## Start

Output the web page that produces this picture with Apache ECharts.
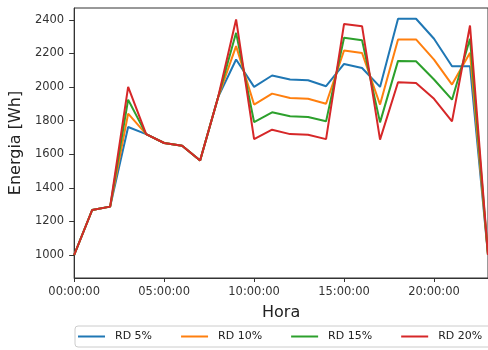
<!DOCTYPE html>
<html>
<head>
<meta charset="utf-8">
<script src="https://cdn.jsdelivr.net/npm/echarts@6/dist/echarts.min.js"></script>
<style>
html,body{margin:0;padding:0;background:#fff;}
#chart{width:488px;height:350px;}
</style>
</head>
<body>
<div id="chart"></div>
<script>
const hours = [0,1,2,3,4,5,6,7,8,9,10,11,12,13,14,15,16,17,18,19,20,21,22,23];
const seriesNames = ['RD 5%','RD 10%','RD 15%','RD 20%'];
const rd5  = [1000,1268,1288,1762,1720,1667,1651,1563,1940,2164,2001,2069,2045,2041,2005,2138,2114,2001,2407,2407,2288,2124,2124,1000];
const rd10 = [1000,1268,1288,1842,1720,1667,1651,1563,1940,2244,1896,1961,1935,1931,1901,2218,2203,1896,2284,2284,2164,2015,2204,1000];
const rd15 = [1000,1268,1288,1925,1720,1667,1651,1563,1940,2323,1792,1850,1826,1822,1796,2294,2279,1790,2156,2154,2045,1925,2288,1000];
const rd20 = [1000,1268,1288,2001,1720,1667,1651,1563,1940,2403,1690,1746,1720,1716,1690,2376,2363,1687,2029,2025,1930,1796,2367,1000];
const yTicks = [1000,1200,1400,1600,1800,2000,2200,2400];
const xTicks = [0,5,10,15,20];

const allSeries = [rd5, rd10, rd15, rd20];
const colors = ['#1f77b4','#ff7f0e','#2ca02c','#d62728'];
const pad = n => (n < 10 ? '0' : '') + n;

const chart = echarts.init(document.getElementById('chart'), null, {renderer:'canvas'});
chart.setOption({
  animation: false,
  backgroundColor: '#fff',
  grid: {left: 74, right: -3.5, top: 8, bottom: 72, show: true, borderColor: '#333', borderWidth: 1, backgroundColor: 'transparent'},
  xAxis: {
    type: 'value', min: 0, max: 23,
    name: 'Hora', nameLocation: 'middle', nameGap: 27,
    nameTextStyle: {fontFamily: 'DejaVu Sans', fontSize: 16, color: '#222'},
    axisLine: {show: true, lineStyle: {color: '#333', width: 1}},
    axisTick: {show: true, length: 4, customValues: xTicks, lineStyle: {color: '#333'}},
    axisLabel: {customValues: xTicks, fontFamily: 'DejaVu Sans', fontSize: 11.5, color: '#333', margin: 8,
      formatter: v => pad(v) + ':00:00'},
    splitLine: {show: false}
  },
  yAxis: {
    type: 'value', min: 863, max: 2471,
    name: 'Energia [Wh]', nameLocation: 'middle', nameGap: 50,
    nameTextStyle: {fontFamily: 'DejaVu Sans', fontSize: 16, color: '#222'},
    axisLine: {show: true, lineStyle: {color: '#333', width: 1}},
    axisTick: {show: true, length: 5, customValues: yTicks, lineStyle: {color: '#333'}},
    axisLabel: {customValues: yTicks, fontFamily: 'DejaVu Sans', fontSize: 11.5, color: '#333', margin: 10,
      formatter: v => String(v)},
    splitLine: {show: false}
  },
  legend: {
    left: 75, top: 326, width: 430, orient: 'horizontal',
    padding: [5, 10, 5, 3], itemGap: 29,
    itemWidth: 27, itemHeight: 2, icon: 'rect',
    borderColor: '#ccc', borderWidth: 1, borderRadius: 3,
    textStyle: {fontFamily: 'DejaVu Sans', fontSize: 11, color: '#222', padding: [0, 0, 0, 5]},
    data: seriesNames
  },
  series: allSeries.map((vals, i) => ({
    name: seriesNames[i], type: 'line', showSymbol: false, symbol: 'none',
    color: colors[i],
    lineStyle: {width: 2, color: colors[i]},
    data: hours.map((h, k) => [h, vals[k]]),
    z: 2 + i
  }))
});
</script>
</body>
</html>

## End

> **THE PROBLEM**: Leave out the pictures. Transcribe only the lines above, from the first through the one that contains "const pad = n => (n < 10 ? '0' : '') + n;".

> **EXERCISE OUTPUT**:
Output the web page that produces this picture with Apache ECharts.
<!DOCTYPE html>
<html>
<head>
<meta charset="utf-8">
<script src="https://cdn.jsdelivr.net/npm/echarts@6/dist/echarts.min.js"></script>
<style>
html,body{margin:0;padding:0;background:#fff;}
#chart{width:488px;height:350px;}
</style>
</head>
<body>
<div id="chart"></div>
<script>
const hours = [0,1,2,3,4,5,6,7,8,9,10,11,12,13,14,15,16,17,18,19,20,21,22,23];
const seriesNames = ['RD 5%','RD 10%','RD 15%','RD 20%'];
const rd5  = [1000,1268,1288,1762,1720,1667,1651,1563,1940,2164,2001,2069,2045,2041,2005,2138,2114,2001,2407,2407,2288,2124,2124,1000];
const rd10 = [1000,1268,1288,1842,1720,1667,1651,1563,1940,2244,1896,1961,1935,1931,1901,2218,2203,1896,2284,2284,2164,2015,2204,1000];
const rd15 = [1000,1268,1288,1925,1720,1667,1651,1563,1940,2323,1792,1850,1826,1822,1796,2294,2279,1790,2156,2154,2045,1925,2288,1000];
const rd20 = [1000,1268,1288,2001,1720,1667,1651,1563,1940,2403,1690,1746,1720,1716,1690,2376,2363,1687,2029,2025,1930,1796,2367,1000];
const yTicks = [1000,1200,1400,1600,1800,2000,2200,2400];
const xTicks = [0,5,10,15,20];

const allSeries = [rd5, rd10, rd15, rd20];
const colors = ['#1f77b4','#ff7f0e','#2ca02c','#d62728'];
const pad = n => (n < 10 ? '0' : '') + n;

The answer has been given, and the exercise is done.